To nie pierwszy knot w Krośnie z organizacją ruchu samochodowego. Rzadko tamtędy przejeżdżam. Trudne zajęcie stanowiska ze względu na odległość /100 m-wydaje mi się że aż tyle nie ma/. Tutaj trzeba zrobić rondo, albo pozostawić bez zmian- to wcale nie jest złe rozwiązanie. Proponowany pomysł jest nie do przyjęcia.
Pieniądze na rondo Piłsudskiego, Łukasiewicza, Krakowska, Lewakowskiego.
Przy okazji. Robi się rondo na skrzyzowaniu Łukasiewicza. Kletówki, oby tylko bez malowanych wysepek uniemożliwiających płynność ruchu.Na ulicy Grodzkiej zrobiono wreszcie porządny chodnik, szkoda tylko, że płytki malutkie, wracajmy do 50cmx50cm a może większych-to obniża koszty.
Taka moda ostatnio w PL i nie tylko panuje, miasta nie maja być przyjazne kierowcom. Zakorkować, zwęzić, spowolnić ........ i co tam kto chce dodać.
Niestety w Krośnie komunikacja miejska jest marna, słaba .....
Ciekawe co będzie jak karetka utknie między wysokimi krawężnikami (na górce obok kościoła).
Więcej świateł, więcej kostki położonej po partacku na Rynku, Słowackiego, Grodzkiej .....
Fakt, po rondach to my nie umiemy jeździć, rondo ma płynąć samochód za samochodem a kierowca nie powinien nie czekać na wjazd jakby to był stop (jak już zuważył Lukii).
Jeżdzę często, wyjeżdzając z ul. Św wojciecha. Żadne światła nie są tu potrzebne, absolutnie, po godzinach szczytu jest czas gdzie przez 20 sek nie przejedzie żaden pojazd.

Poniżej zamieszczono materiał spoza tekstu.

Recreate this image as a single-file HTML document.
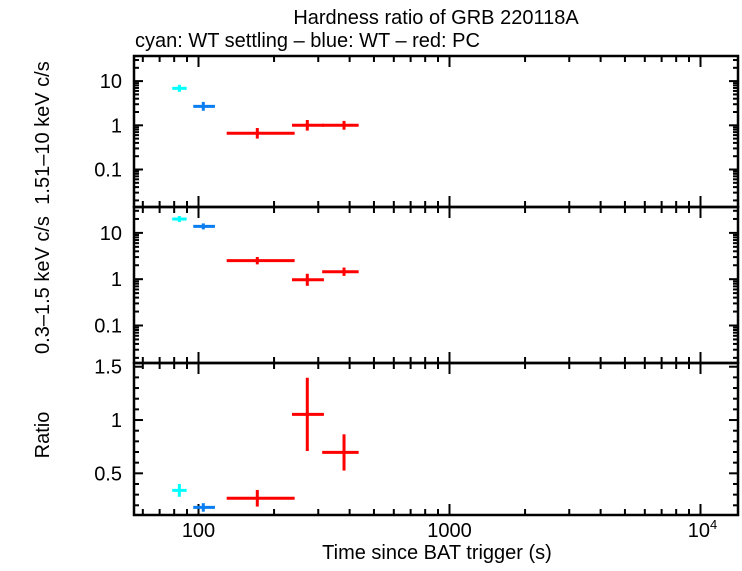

Podzielam zdanie kilku komentatorów ,że rondo czy sygnalizacja świetlna są w tym miejscu zbędne . Jeżdżę tą drogą i nie widzę problemu . Wracając do rond : policja powinna stać przy rondach i obserwować zachowanie kierowców , to fakt ,że niektórzy dojeżdżając do ronda stają jak na stopie , drudzy stają i patrzą w prawo zamiast w lewo .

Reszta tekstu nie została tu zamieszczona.